Throughout "She Walks in Beauty," the speaker draws on the symbolic connotations of light and dark to evoke the beauty of the woman described. In the first stanza, the speaker says that
all that's best of dark and bright
Meet in her aspect and her eyes.
Darkness can be a symbol of mystery, and light is often a symbol of purity. By saying that this woman has "all that's best of dark and bright," the speaker implies that this woman's beauty is at once pure and also mysterious.
At the end of the first stanza, the speaker also says that the beauty of the woman is like
a tender light
Which heaven to gaudy day denies.
The implication here is that the woman is so beautiful that she radiates with a heavenly, angelic light which makes the ordinary light of day, by comparison, seem garish or "gaudy." The "tender light" thus symbolizes the woman's angelic beauty. The fact that this woman's beauty is angelic is perhaps why her beauty is also, as noted above, somewhat mysterious.

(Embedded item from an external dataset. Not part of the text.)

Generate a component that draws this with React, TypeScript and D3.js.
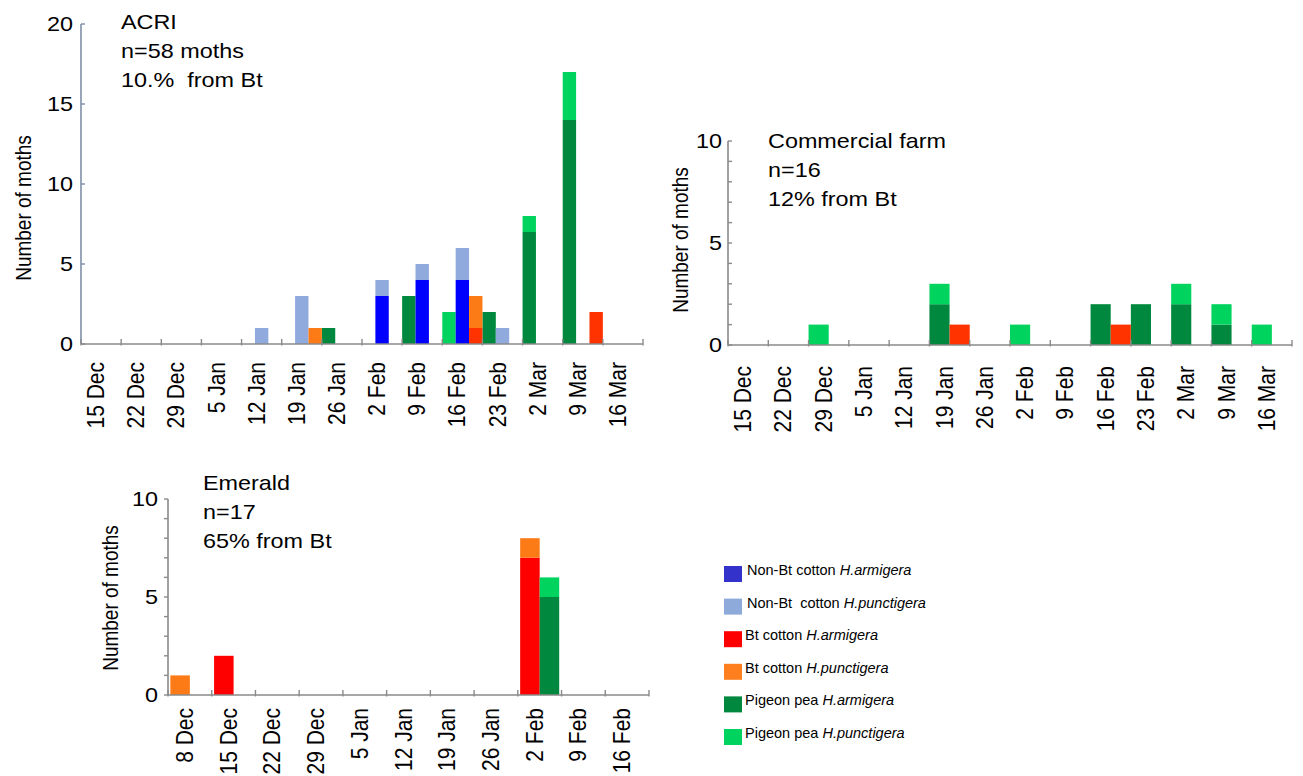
import React from 'react';
import * as d3 from 'd3';

// ---------- data ----------
const acriWeeks = ['15 Dec', '22 Dec', '29 Dec', '5 Jan', '12 Jan', '19 Jan', '26 Jan', '2 Feb', '9 Feb', '16 Feb', '23 Feb', '2 Mar', '9 Mar', '16 Mar'];
const acriNonBtArm = [0, 0, 0, 0, 0, 0, 0, 3, 4, 4, 0, 0, 0, 0];
const acriNonBtPunc = [0, 0, 0, 0, 1, 3, 0, 1, 1, 2, 1, 0, 0, 0];
const acriBtArm = [0, 0, 0, 0, 0, 0, 0, 0, 0, 1, 0, 0, 2, 0];
const acriBtPunc = [0, 0, 0, 0, 0, 1, 0, 0, 0, 2, 0, 0, 0, 0];
const acriPigeonArm = [0, 0, 0, 0, 0, 0, 1, 0, 3, 0, 2, 7, 14, 0];
const acriPigeonPunc = [0, 0, 0, 0, 0, 0, 0, 0, 0, 2, 0, 1, 3, 0];
const acriTitle = ['ACRI', 'n=58 moths', '10.%  from Bt'];
const acriYTicks = [0, 5, 10, 15, 20];

const commWeeks = ['15 Dec', '22 Dec', '29 Dec', '5 Jan', '12 Jan', '19 Jan', '26 Jan', '2 Feb', '9 Feb', '16 Feb', '23 Feb', '2 Mar', '9 Mar', '16 Mar'];
const commPigeonArm = [0, 0, 0, 0, 0, 2, 0, 0, 0, 2, 2, 2, 1, 0];
const commPigeonPunc = [0, 0, 1, 0, 0, 1, 0, 1, 0, 0, 0, 1, 1, 1];
const commBtArm = [0, 0, 0, 0, 0, 1, 0, 0, 0, 1, 0, 0, 0, 0];
const commBtPunc = [0, 0, 0, 0, 0, 0, 0, 0, 0, 0, 0, 0, 0, 0];
const commTitle = ['Commercial farm', 'n=16', '12% from Bt'];
const commYTicks = [0, 5, 10];

const emWeeks = ['8 Dec', '15 Dec', '22 Dec', '29 Dec', '5 Jan', '12 Jan', '19 Jan', '26 Jan', '2 Feb', '9 Feb', '16 Feb'];
const emBtArm = [0, 2, 0, 0, 0, 0, 0, 0, 7, 0, 0];
const emBtPunc = [1, 0, 0, 0, 0, 0, 0, 0, 1, 0, 0];
const emPigeonArm = [0, 0, 0, 0, 0, 0, 0, 0, 5, 0, 0];
const emPigeonPunc = [0, 0, 0, 0, 0, 0, 0, 0, 1, 0, 0];
const emTitle = ['Emerald', 'n=17', '65% from Bt'];
const emYTicks = [0, 5, 10];

const legendLabels = ['Non-Bt cotton ', 'Non-Bt  cotton ', 'Bt cotton ', 'Bt cotton ', 'Pigeon pea ', 'Pigeon pea '];
const legendSpecies = ['H.armigera', 'H.punctigera', 'H.armigera', 'H.punctigera', 'H.armigera', 'H.punctigera'];

// ---------- style ----------
const FONT = '"Liberation Sans", Arial, Helvetica, sans-serif';
const SX = 1.17;
const C = {
  blue: '#0000ff',
  lightBlue: '#91aade',
  red: '#ff3300',
  pureRed: '#ff0000',
  orange: '#fc7b17',
  darkGreen: '#00893e',
  lightGreen: '#00d45f',
};
const legendColors = ['#3333cc', '#8eaadb', '#ff0000', '#ff7f1e', '#00883e', '#00d45e'];
const AXIS = '#8a8a8a';

type Series = { values: number[]; color: string };
type Group = { key: string; series: Series[] };

type PanelCfg = {
  weeks: string[];
  groups: Group[];
  x0: number; x1: number;
  yTop: number; yBottom: number; yMax: number;
  yTicks: number[];
  minor: boolean;
  yAxisColor: string;
  tickDir: number; // +1 right, -1 left
  tickLabelEnd: number;
  xLabelGap: number;
  innerPad: number;
  ylabelX: number; ylabelY: number;
  title: string[]; titleX: number; titleY: number;
};

function SText({ x, y, size, anchor = 'start', rotate = false, italic = false, children }: any) {
  return (
    <text
      transform={`translate(${x},${y}) scale(${SX},1)${rotate ? ' rotate(-90)' : ''}`}
      fontSize={size}
      fontFamily={FONT}
      textAnchor={anchor}
      fontStyle={italic ? 'italic' : 'normal'}
      fill="#000"
      style={{ whiteSpace: 'pre' }}
    >
      {children}
    </text>
  );
}

function Panel({ cfg }: { cfg: PanelCfg }) {
  const x = d3.scaleBand<string>().domain(cfg.weeks).range([cfg.x0, cfg.x1]).paddingInner(0).paddingOuter(0);
  const inner = d3
    .scaleBand<string>()
    .domain(cfg.groups.map((g) => g.key))
    .range([0, x.bandwidth()])
    .paddingInner(0)
    .paddingOuter(cfg.innerPad);
  const y = d3.scaleLinear().domain([0, cfg.yMax]).range([cfg.yBottom, cfg.yTop]);
  const boundaries = [...cfg.weeks.map((w) => x(w) as number), cfg.x1];
  const minorTicks = cfg.minor ? d3.range(0, cfg.yMax + 1, 1) : cfg.yTicks;

  return (
    <g>
      {/* bars */}
      {cfg.groups.map((g) => {
        const rows = cfg.weeks.map((w, i) => {
          const r: any = { week: w };
          g.series.forEach((s, k) => (r['s' + k] = s.values[i]));
          return r;
        });
        const stack = d3.stack<any>().keys(g.series.map((_, k) => 's' + k))(rows);
        return stack.map((layer, k) =>
          layer.map((d, i) => {
            if (d[1] - d[0] <= 0) return null;
            return (
              <rect
                key={g.key + k + i}
                x={(x(d.data.week) as number) + (inner(g.key) as number)}
                width={inner.bandwidth()}
                y={y(d[1])}
                height={y(d[0]) - y(d[1])}
                fill={g.series[k].color}
              />
            );
          })
        );
      })}
      {/* y axis */}
      <line x1={cfg.x0} x2={cfg.x0} y1={y(cfg.yMax)} y2={y(0)} stroke={cfg.yAxisColor} strokeWidth={1.6} />
      {minorTicks.map((t) => (
        <line key={'yt' + t} x1={cfg.x0} x2={cfg.x0 + cfg.tickDir * 4} y1={y(t)} y2={y(t)} stroke={cfg.yAxisColor} strokeWidth={1.4} />
      ))}
      {cfg.yTicks.map((t) => (
        <SText key={'yl' + t} x={cfg.tickLabelEnd} y={y(t) + 7} size={20} anchor="end">
          {String(t)}
        </SText>
      ))}
      {/* x axis */}
      <line x1={cfg.x0} x2={cfg.x1} y1={y(0)} y2={y(0)} stroke={AXIS} strokeWidth={1.6} />
      {boundaries.map((b, i) => (
        <line key={'xt' + i} x1={b} x2={b} y1={y(0) - 5} y2={y(0) + 1.5} stroke={AXIS} strokeWidth={1.4} />
      ))}
      {cfg.weeks.map((w) => (
        <SText
          key={'xl' + w}
          x={(x(w) as number) + x.bandwidth() / 2 + 3}
          y={y(0) + cfg.xLabelGap}
          size={21}
          anchor="end"
          rotate
        >
          {w}
        </SText>
      ))}
      {/* y title */}
      <SText x={cfg.ylabelX} y={cfg.ylabelY} size={19} anchor="middle" rotate>
        Number of moths
      </SText>
      {/* panel title */}
      {cfg.title.map((t, i) => (
        <SText key={'t' + i} x={cfg.titleX} y={cfg.titleY + i * 29} size={20}>
          {t}
        </SText>
      ))}
    </g>
  );
}

const acriCfg: PanelCfg = {
  weeks: acriWeeks,
  groups: [
    { key: 'pigeon', series: [{ values: acriPigeonArm, color: C.darkGreen }, { values: acriPigeonPunc, color: C.lightGreen }] },
    { key: 'nonbt', series: [{ values: acriNonBtArm, color: C.blue }, { values: acriNonBtPunc, color: C.lightBlue }] },
    { key: 'bt', series: [{ values: acriBtArm, color: C.red }, { values: acriBtPunc, color: C.orange }] },
  ],
  x0: 81, x1: 643,
  yTop: 24, yBottom: 344, yMax: 20,
  yTicks: acriYTicks,
  minor: false,
  yAxisColor: '#7f8fa8',
  tickDir: 1,
  tickLabelEnd: 73,
  xLabelGap: 18,
  innerPad: 0,
  ylabelX: 31, ylabelY: 208,
  title: acriTitle, titleX: 121, titleY: 29,
};

const commCfg: PanelCfg = {
  weeks: commWeeks,
  groups: [
    { key: 'pigeon', series: [{ values: commPigeonArm, color: C.darkGreen }, { values: commPigeonPunc, color: C.lightGreen }] },
    { key: 'bt', series: [{ values: commBtArm, color: C.red }, { values: commBtPunc, color: C.orange }] },
  ],
  x0: 728, x1: 1292,
  yTop: 141, yBottom: 345, yMax: 10,
  yTicks: commYTicks,
  minor: true,
  yAxisColor: AXIS,
  tickDir: 1,
  tickLabelEnd: 722,
  xLabelGap: 21,
  innerPad: 0,
  ylabelX: 688, ylabelY: 240,
  title: commTitle, titleX: 768, titleY: 148,
};

const emCfg: PanelCfg = {
  weeks: emWeeks,
  groups: [
    { key: 'bt', series: [{ values: emBtArm, color: C.pureRed }, { values: emBtPunc, color: C.orange }] },
    { key: 'pigeon', series: [{ values: emPigeonArm, color: C.darkGreen }, { values: emPigeonPunc, color: C.lightGreen }] },
  ],
  x0: 168, x1: 649,
  yTop: 499, yBottom: 695, yMax: 10,
  yTicks: emYTicks,
  minor: true,
  yAxisColor: AXIS,
  tickDir: -1,
  tickLabelEnd: 158,
  xLabelGap: 13,
  innerPad: 0.12,
  ylabelX: 118, ylabelY: 598,
  title: emTitle, titleX: 203, titleY: 490,
};

function Legend() {
  const ly = d3.scaleLinear().domain([0, legendLabels.length - 1]).range([575, 738]);
  return (
    <g>
      {legendLabels.map((l, i) => (
        <g key={'lg' + i}>
          <rect x={724} y={ly(i) - 9} width={18} height={16} fill={legendColors[i]} />
          <text x={i < 2 ? 747 : 745} y={ly(i)} fontSize={14.5} fontFamily={FONT} fill="#000" style={{ whiteSpace: 'pre' }}>
            {l}
            <tspan fontStyle="italic">{legendSpecies[i]}</tspan>
          </text>
        </g>
      ))}
    </g>
  );
}

export default function App() {
  return (
    <svg
      width={1303}
      height={776}
      style={{ position: 'absolute', left: 0, top: 0, background: '#fff' }}
    >
      <rect x={0} y={0} width={1303} height={776} fill="#fff" />
      <Panel cfg={acriCfg} />
      <Panel cfg={commCfg} />
      <Panel cfg={emCfg} />
      <Legend />
    </svg>
  );
}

In addition to the symbols of light and dark, the "starry skies" symbolize the aforementioned ethereal, heavenly beauty of the woman, and the "cloudless climes" symbolize the woman's unspoiled beauty. Her beauty is unspoiled, just as a clear sky is unspoiled by clouds. In the final line of the poem, the speaker describes the woman's "heart." The heart is often used as a symbol of love and goodness, and the speaker uses it here to evoke how lovely and good this woman is. At the end of the final line, the speaker says that this loveliness and goodness stems from the woman's "innocence."